About 28% of assets ($624 billion) were invested in international shares, about 23% in Australian listed shares, and smaller percentages allocated to assets such as cash, Australian fixed interest, international fixed interest, listed and unlisted property, infrastructure, hedge funds, unlisted equity and other assets. Many Australians are invested in the balanced default option for a super fund, but whether or not this is right for you will depend on your personal needs and requirements.
Related: Is now the time to change your superannuation investments?
Types of super funds
With super typically representing the bulk of retirement savings, choosing a superannuation fund should ideally be a well-researched decision.
Accumulation funds and defined benefit funds
Under Australia’s superannuation system, there are two types of funds: (1) accumulation funds and (2) defined benefit funds.
- In an accumulation fund, the value of your super typically can grow over time as you and your employer make contributions and depending on how your super fund invests those savings. How much money you have to supplement your income after retirement depends on the balance of your super account. This type of fund is much more common.
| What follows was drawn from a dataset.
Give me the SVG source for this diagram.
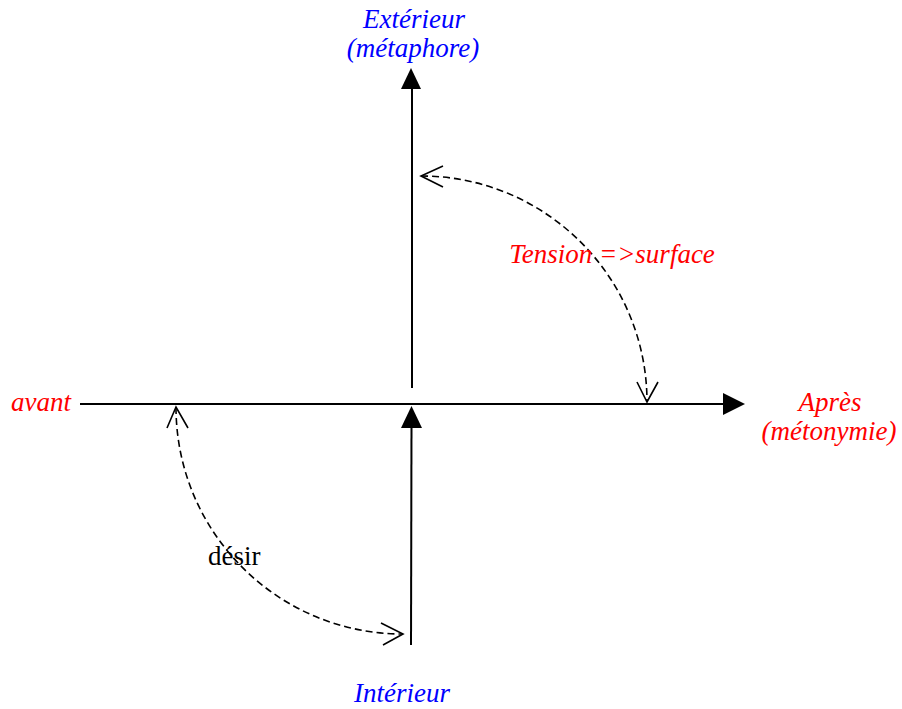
<svg xmlns="http://www.w3.org/2000/svg" width="902" height="709" viewBox="0 0 902 709">
<style>
.lbl{font-family:"Liberation Serif","Times New Roman",serif;font-size:27px;font-style:italic}
.blue{fill:#0000ff}
.red{fill:#ff0000}
.axis{stroke:#000;stroke-width:2;fill:none}
.arc{stroke:#000;stroke-width:1.6;fill:none;stroke-dasharray:7 4}
.open{stroke:#000;stroke-width:1.6;fill:none}
.head{fill:#000}
</style>
<rect width="902" height="709" fill="#fff"/>
<g id="connectors">
  <line class="axis" x1="412" y1="388" x2="412" y2="86"/>
  <polygon class="head" points="411,68 401,89 421,89"/>
  <line class="axis" x1="80" y1="404" x2="725" y2="404"/>
  <polygon class="head" points="745,404 723,393 723,415"/>
  <line class="axis" x1="411" y1="645" x2="411.5" y2="426"/>
  <polygon class="head" points="411.5,406 401,428 422,428"/>
  <path class="arc" d="M421,176 C545.8,176 647,277.2 647,402"/>
  <polyline class="open" points="443,166 421,176 443,187"/>
  <polyline class="open" points="637,382 647,402 658,382"/>
  <path class="arc" d="M176,407 C176,532.4 277.6,634 403,634"/>
  <polyline class="open" points="167,428 176,407 188,428"/>
  <polyline class="open" points="381,623 403,634 383,645"/>
</g>
<g id="exterieur"><text class="lbl blue" x="414" y="28" text-anchor="middle">Extérieur</text><text class="lbl blue" x="413" y="57" text-anchor="middle">(métaphore)</text></g>
<g id="tension"><text class="lbl red" x="612" y="263" text-anchor="middle">Tension =&gt;surface</text></g>
<g id="avant"><text class="lbl red" x="11" y="411">avant</text></g>
<g id="apres"><text class="lbl red" x="830" y="411" text-anchor="middle">Après</text><text class="lbl red" x="829" y="440" text-anchor="middle">(métonymie)</text></g>
<g id="desir"><text x="208" y="565" style="font-family:'Liberation Serif','Times New Roman',serif;font-size:27px;fill:#000">désir</text></g>
<g id="interieur"><text class="lbl blue" x="402" y="702" text-anchor="middle">Intérieur</text></g>
</svg>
- A defined benefit fund, in contrast, typically has a set retirement benefit paid to members, which is determined by a formula rather than an investment return, according to Moneysmart. Usually defined benefit funds are public sector or corporate funds, and many are not open to accepting new members.
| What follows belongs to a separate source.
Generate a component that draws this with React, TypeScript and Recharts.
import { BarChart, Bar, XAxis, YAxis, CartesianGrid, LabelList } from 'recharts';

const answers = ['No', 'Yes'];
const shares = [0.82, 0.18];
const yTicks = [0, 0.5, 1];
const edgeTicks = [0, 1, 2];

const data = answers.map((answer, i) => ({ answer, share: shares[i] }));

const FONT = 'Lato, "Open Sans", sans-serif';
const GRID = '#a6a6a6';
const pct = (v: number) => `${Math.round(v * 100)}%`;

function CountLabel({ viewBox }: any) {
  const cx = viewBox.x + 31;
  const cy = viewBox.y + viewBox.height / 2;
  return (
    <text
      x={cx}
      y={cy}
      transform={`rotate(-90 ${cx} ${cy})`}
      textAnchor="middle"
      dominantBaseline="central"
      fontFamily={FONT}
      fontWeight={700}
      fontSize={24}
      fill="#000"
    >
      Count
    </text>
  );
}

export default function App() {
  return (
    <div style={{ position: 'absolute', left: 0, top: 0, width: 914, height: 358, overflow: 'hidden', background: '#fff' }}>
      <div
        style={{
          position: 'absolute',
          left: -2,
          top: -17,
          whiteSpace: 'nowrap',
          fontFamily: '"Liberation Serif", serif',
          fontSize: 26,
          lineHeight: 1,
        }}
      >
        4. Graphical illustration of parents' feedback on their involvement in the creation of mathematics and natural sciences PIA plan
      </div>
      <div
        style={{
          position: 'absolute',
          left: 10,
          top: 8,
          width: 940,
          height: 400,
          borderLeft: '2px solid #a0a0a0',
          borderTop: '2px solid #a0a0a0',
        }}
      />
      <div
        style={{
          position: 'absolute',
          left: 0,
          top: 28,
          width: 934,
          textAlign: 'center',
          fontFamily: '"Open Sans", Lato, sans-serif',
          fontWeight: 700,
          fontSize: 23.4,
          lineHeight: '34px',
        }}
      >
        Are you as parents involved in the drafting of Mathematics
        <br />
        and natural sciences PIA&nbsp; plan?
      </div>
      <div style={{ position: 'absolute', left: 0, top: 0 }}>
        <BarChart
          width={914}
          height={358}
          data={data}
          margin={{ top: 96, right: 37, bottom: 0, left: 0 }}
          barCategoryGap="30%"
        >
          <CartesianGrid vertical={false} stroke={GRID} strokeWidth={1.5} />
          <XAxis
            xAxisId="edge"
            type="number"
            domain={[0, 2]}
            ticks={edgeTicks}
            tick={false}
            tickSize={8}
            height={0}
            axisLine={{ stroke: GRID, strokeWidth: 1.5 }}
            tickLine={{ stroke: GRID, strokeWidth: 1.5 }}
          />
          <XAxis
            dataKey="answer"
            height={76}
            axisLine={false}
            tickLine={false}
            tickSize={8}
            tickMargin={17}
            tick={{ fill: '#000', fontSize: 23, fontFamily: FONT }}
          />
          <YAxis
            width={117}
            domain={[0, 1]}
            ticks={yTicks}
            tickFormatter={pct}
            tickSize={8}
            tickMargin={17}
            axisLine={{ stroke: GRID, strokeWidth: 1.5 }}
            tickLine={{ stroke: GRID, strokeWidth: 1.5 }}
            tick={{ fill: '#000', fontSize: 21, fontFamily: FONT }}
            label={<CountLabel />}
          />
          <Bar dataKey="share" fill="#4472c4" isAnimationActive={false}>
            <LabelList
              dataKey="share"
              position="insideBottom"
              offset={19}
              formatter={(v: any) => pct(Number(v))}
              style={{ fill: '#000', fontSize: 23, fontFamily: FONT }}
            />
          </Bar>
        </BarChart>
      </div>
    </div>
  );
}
Super fund types and options
ASFA lists corporate funds, industry funds, public sector funds and retail funds as some types of super funds. In addition, there are MySuper funds and self-managed super funds (SMSFs). Here are some of the key differences:
- Corporate/employer super funds. Employer super funds can offer a wide range of investment options, be low- to mid-cost funds if the business is large, and often return profits to their members. They can also be retail funds (see below).
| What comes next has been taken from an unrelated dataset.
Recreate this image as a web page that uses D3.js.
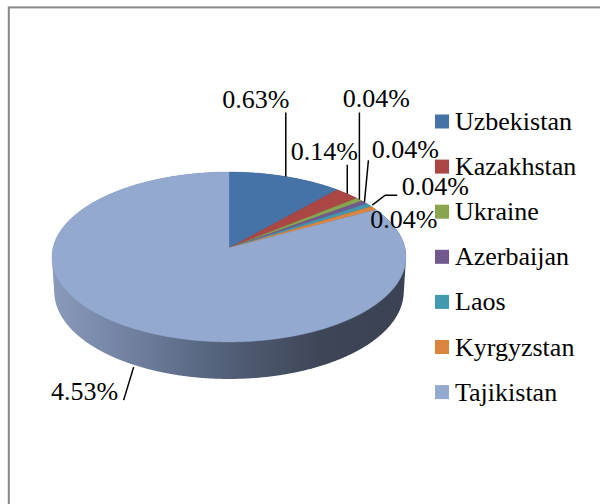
<!DOCTYPE html>
<html>
<head>
<meta charset="utf-8">
<script src="https://cdn.jsdelivr.net/npm/d3@7"></script>
<style>
  body { margin: 0; background: #fff; }
</style>
</head>
<body>
<div id="viz"></div>
<script>
'use strict';

var countries = ['Uzbekistan', 'Kazakhstan', 'Ukraine', 'Azerbaijan', 'Laos', 'Kyrgyzstan', 'Tajikistan'];
var shares = [0.63, 0.14, 0.04, 0.04, 0.04, 0.04, 4.53];
var labels = ['0.63%', '0.14%', '0.04%', '0.04%', '0.04%', '0.04%', '4.53%'];
var colors = ['#4572A7', '#AA4643', '#89A54E', '#71588F', '#4198AF', '#DB843D', '#93A9CF'];

var width = 600,
    height = 504;

// label layout: text offset from slice anchor and leader polyline (offsets)
var labelOffsets = [[-30, -69], [-23, -34], [17, -93], [41, -44], [66, -10], [30, 20], [-47, 36]];
var leaders = [
    [[0, 0], [0, -64]],
    [[0, 0], [0, -29]],
    [[0, 0], [0, -87]],
    [[0, 0], [4, -42]],
    [[3, 0], [16, -10], [28, -10]],
    [],
    [[2, 3], [-8, 36]]
];

// perspective 3D pie
var cx = 229, cy = 248,
    dist = 8.3, focal = 1461,
    tilt = 28.5 * Math.PI / 180,
    depth = 0.225;

function project(theta, r, z) {
    var x = r * Math.sin(theta),
        y = -r * Math.cos(theta);
    var v = y * Math.sin(tilt) - z * Math.cos(tilt);
    var d = dist - y * Math.cos(tilt) - z * Math.sin(tilt);
    return [cx + focal * x / d, cy + focal * v / d];
}

function rim(a0, a1, z) {
    var pts = [];
    var n = Math.max(2, Math.ceil((a1 - a0) / 0.005));
    for (var i = 0; i <= n; i++) {
        pts.push(project(a0 + (a1 - a0) * i / n, 1, z));
    }
    return pts;
}

var svg = d3.select('#viz').append('svg')
    .attr('width', width)
    .attr('height', height)
    .attr('font-family', "'Liberation Serif', 'DejaVu Serif', 'Times New Roman', serif")
    .attr('font-size', 26);

svg.append('rect')
    .attr('x', 8.8)
    .attr('y', 7.4)
    .attr('width', 700)
    .attr('height', 700)
    .attr('fill', 'none')
    .attr('stroke', '#888')
    .attr('stroke-width', 2);

var pie = d3.pie().sort(null).value(d => d)(shares);

var grad = svg.append('defs').append('linearGradient')
    .attr('id', 'side')
    .attr('gradientUnits', 'userSpaceOnUse')
    .attr('x1', 53).attr('x2', 405)
    .attr('y1', 0).attr('y2', 0);
grad.selectAll('stop')
    .data([[0, '#8a9abb'], [0.25, '#6e7d9c'], [0.44, '#57657f'], [0.63, '#485267'], [0.77, '#3d4556'], [1, '#3b4253']])
    .enter().append('stop')
    .attr('offset', d => d[0])
    .attr('stop-color', d => d[1]);

// side wall: hull of top and bottom rims
var hull = d3.polygonHull(rim(0, 2 * Math.PI, 0).concat(rim(0, 2 * Math.PI, -depth)));
svg.append('path')
    .attr('d', 'M' + hull.join('L') + 'Z')
    .attr('fill', 'url(#side)');

// top surface slices
svg.append('g')
    .selectAll('path')
    .data(pie)
    .enter().append('path')
    .attr('d', function(d) {
        var pts = [[cx, cy]].concat(rim(d.startAngle, d.endAngle, 0));
        return 'M' + pts.join('L') + 'Z';
    })
    .attr('fill', (d, i) => colors[i])
    .attr('stroke', (d, i) => colors[i])
    .attr('stroke-width', 0.4);

// data labels
var anchors = pie.map(function(d, i) {
    var mid = (d.startAngle + d.endAngle) / 2;
    var y = -Math.cos(mid);
    return project(mid, 1, y > 0.3 ? -depth : 0);
});

var lab = svg.append('g');
lab.selectAll('polyline')
    .data(leaders)
    .enter().append('polyline')
    .attr('points', (d, i) => d.map(p => [anchors[i][0] + p[0], anchors[i][1] + p[1]]).join(' '))
    .attr('fill', 'none')
    .attr('stroke', '#000')
    .attr('stroke-width', 1.5);
lab.selectAll('text')
    .data(labels)
    .enter().append('text')
    .attr('x', (d, i) => anchors[i][0] + labelOffsets[i][0])
    .attr('y', (d, i) => anchors[i][1] + labelOffsets[i][1])
    .attr('text-anchor', 'middle')
    .text(d => d);

// legend
var legend = svg.append('g')
    .attr('transform', 'translate(435,0)');
var item = legend.selectAll('g')
    .data(countries)
    .enter().append('g')
    .attr('transform', (d, i) => 'translate(0,' + (121.5 + i * 45.1) + ')');
item.append('rect')
    .attr('x', 0)
    .attr('y', -7)
    .attr('width', 14)
    .attr('height', 14)
    .attr('fill', (d, i) => colors[i]);
item.append('text')
    .attr('x', 20)
    .attr('y', 8.5)
    .text(d => d);
</script>
</body>
</html>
- Industry funds. Industry super funds were originally developed by trade unions and industry bodies. Industry super funds differ from retail funds in that they re-distribute profits from investments directly to members. Many have retained a non-profit, member-first ownership model and are now open to the public. There are differences between industry and retail super funds.
- Public sector funds. Public sector super funds are generally for people working in the public sector, such as government roles. Public sector funds commonly have limited investment options, lower fees or MySuper options and a member-first profit model. Many long-term members have defined benefits, while newer members are usually in an accumulation fund.
- Retail funds. Retail funds are usually run by financial institutions or investment companies. Generally, anyone can join a retail fund and they often have a large number of investment options. You can either apply to join a retail fund directly, or they may be recommended by your financial adviser who may be paid for their advice by fees. Costs can vary significantly between retail funds, so it could be worth carefully comparing your options.
- MySuper funds. MySuper is a scheme from the Australian Government where employees are offered effective, low-fee super funds as their default option. Fees on MySuper funds are often restricted to covering the cost of producing their service only, which includes administration fees and investment fees.
- Self-Managed Super Funds (SMSFs). A self-managed super fund is a superannuation fund that you can manage yourself, which is different to a regular super fund which is controlled by a fund manager. You can set up your own private super fund and manage it yourself, but only under strict rules regulated by the ATO. An SMSF can have between one to four members, and each member acts as a trustee.